Une reconversion donc totalement réussie?
Oui, j'en suis persuadé. Après avoir tenu le haut du pavé pendant quinze ans, un sportif professionnel rencontre obligatoirement de grosses difficultés de reclassement. Du moins pour retrouver une motivation aussi intense. Aujourd'hui, j'ai compris que ce que je voulais pour être heureux était bien ma propre écurie de F1.

Au fait, à combien estimez-vous le budget idéal pour réussir votre challenge?
Je dirais que le minimum indispensable, pour qui veut se battre au plus haut niveau, est de 300 millions.

Ce déménagement de Magny-Cours que tout le monde évoque, où en est-il?
Au point mort dans la mesure où je dois savoir exactement ce qu'il peut apporter à mon équipe. Car il s'agira d'une décision d'ordre pratique. Etre à Magny-Cours n'est pas un avantage, sinon celui de travailler quinze heures par jour au milieu des vaches. Mais à long terme, je me demande si une équipe de F1 ne doit pas se situer là où sont les affaires, les sous-traitants, les partenaires... Vis-à-vis de Peugeot, les exigences d'un vrai partenariat sont certainement de vivre côte à côte... Il faut se poser la question. Et si la réponse est oui, il faudra que le personnel l'accepte car ce sera une preuve de sa volonté de gagner.
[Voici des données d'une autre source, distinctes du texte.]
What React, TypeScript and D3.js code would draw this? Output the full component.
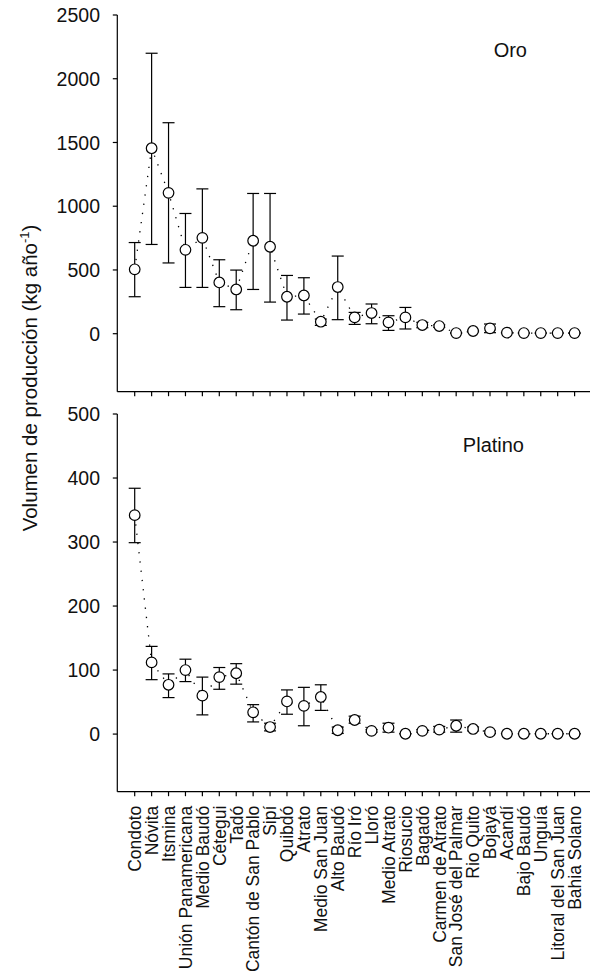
import React from "react";
import * as d3 from "d3";

const categories = [
  "Condoto", "Nóvita", "Itsmina", "Unión Panamericana", "Medio Baudó", "Cétegui", "Tadó",
  "Cantón de San Pablo", "Sipí", "Quibdó", "Atrato", "Medio San Juan", "Alto Baudó", "Río Iró",
  "Lloró", "Medio Atrato", "Riosucio", "Bagadó", "Carmen de Atrato", "San José del Palmar",
  "Rio Quito", "Bojayá", "Acandí", "Bajo Baudó", "Unguía", "Litoral del San Juan", "Bahia Solano",
];

const oroMean = [505, 1455, 1105, 658, 752, 402, 347, 729, 682, 290, 300, 94, 366, 128, 162, 89, 128, 68, 60, 5, 21, 42, 8, 5, 5, 5, 5];
const oroLow = [290, 700, 555, 363, 363, 212, 188, 347, 248, 107, 154, 65, 110, 73, 78, 26, 37, 47, 50, 3, 15, 8, 5, 5, 5, 5, 5];
const oroHigh = [715, 2200, 1655, 943, 1136, 580, 499, 1100, 1100, 457, 439, 115, 609, 167, 233, 141, 206, 89, 70, 8, 27, 76, 11, 5, 5, 5, 5];

const ptMean = [342, 112, 77, 100, 60, 89, 95, 34, 11, 51, 44, 58, 6, 22, 5, 10, 0.5, 5, 7, 13, 8, 3, 0.5, 0.5, 0.5, 0.5, 0.5];
const ptLow = [299, 85, 57, 82, 30, 70, 78, 19, 5, 31, 13, 37, 1, 17, 3, 3, 0.5, 3, 3, 3, 5, 1, 0.5, 0.5, 0.5, 0.5, 0.5];
const ptHigh = [384, 137, 94, 117, 89, 104, 110, 46, 17, 69, 73, 77, 11, 28, 7, 17, 0.5, 7, 12, 22, 11, 5, 0.5, 0.5, 0.5, 0.5, 0.5];

const oroTicks = [0, 500, 1000, 1500, 2000, 2500];
const ptTicks = [0, 100, 200, 300, 400, 500];

const FONT = "'Liberation Sans', Arial, Helvetica, sans-serif";
const AXIS_X = 117.3;
const AXIS_END = 590;

const x = d3.scalePoint<string>().domain(categories).range([134.7, 574.6]);

type PanelProps = {
  mean: number[];
  low: number[];
  high: number[];
  ticks: number[];
  y: d3.ScaleLinear<number, number>;
  yTop: number;
  yBottom: number;
  title: string;
  titleX: number;
  titleY: number;
  showLabels: boolean;
};

function Panel({ mean, low, high, ticks, y, yTop, yBottom, title, titleX, titleY, showLabels }: PanelProps) {
  const line = d3
    .line<number>()
    .x((_, i) => x(categories[i]) as number)
    .y((d) => y(d));
  return (
    <g>
      <line x1={AXIS_X} x2={AXIS_X} y1={yTop} y2={yBottom} stroke="#000" strokeWidth={1.2} />
      {ticks.map((t) => (
        <g key={t} transform={`translate(0,${y(t)})`}>
          <line x1={AXIS_X - 4.5} x2={AXIS_X} stroke="#000" strokeWidth={1.2} />
          <text x={100} dy="0.36em" textAnchor="end" fontSize={19.5} fontFamily={FONT} fill="#111">
            {t}
          </text>
        </g>
      ))}
      <line x1={AXIS_X} x2={AXIS_END} y1={yBottom} y2={yBottom} stroke="#000" strokeWidth={1.2} />
      {categories.map((c) => (
        <line key={c} x1={x(c)} x2={x(c)} y1={yBottom} y2={yBottom + 4.5} stroke="#000" strokeWidth={1.2} />
      ))}
      {showLabels &&
        categories.map((c) => (
          <text
            key={c}
            transform={`translate(${x(c)},${yBottom + 14}) rotate(-90)`}
            textAnchor="end"
            dy="0.36em"
            fontSize={17.5}
            fontFamily={FONT}
            fill="#111"
          >
            {c}
          </text>
        ))}
      <path d={line(mean) || ""} fill="none" stroke="#000" strokeWidth={1.3} strokeDasharray="1.3,8" />
      {mean.map((m, i) => {
        const cx = x(categories[i]) as number;
        const yl = y(low[i]);
        const yh = y(high[i]);
        return (
          <g key={i} stroke="#000" strokeWidth={1.2}>
            <line x1={cx} x2={cx} y1={yl} y2={yh} />
            <line x1={cx - 6} x2={cx + 6} y1={yl} y2={yl} />
            <line x1={cx - 6} x2={cx + 6} y1={yh} y2={yh} />
          </g>
        );
      })}
      {mean.map((m, i) => (
        <circle key={i} cx={x(categories[i]) as number} cy={y(m)} r={5.3} fill="#fff" stroke="#000" strokeWidth={1.2} />
      ))}
      <text x={titleX} y={titleY} textAnchor="end" fontSize={20} fontFamily={FONT} fill="#111">
        {title}
      </text>
    </g>
  );
}

export default function App() {
  const yOro = d3.scaleLinear().domain([-455, 2500]).range([391.7, 15]);
  const yPt = d3.scaleLinear().domain([-90, 500]).range([791.7, 414]);
  return (
    <svg
      width={592}
      height={973}
      style={{ position: "absolute", left: 0, top: 0, background: "#fff" }}
    >
      <rect width={592} height={973} fill="#fff" />
      <Panel mean={oroMean} low={oroLow} high={oroHigh} ticks={oroTicks} y={yOro} yTop={15} yBottom={391.7}
        title="Oro" titleX={527} titleY={57} showLabels={false} />
      <Panel mean={ptMean} low={ptLow} high={ptHigh} ticks={ptTicks} y={yPt} yTop={414} yBottom={791.7}
        title="Platino" titleX={524} titleY={452} showLabels={true} />
      <text transform="translate(37,378) rotate(-90)" textAnchor="middle" fontSize={20.5} fontFamily={FONT} fill="#111">
        Volumen de producción (kg año
        <tspan fontSize={13} dy={-8}>-1</tspan>
        <tspan dy={8}>)</tspan>
      </text>
    </svg>
  );
}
Un patron doit-il être en permanence auprès de ses hommes dès lors qu'il s'appuie sur de précieux collaborateurs?
Justement, ce dossier "déménagement" est au cœur de cette question. Bien sûr qu'un patron doit vivre au plus près de ses hommes! Régler un problème doit se faire sur place, pas au téléphone. Mais le patron doit aussi être à l'extérieur... D'où un côté pratique à respecter.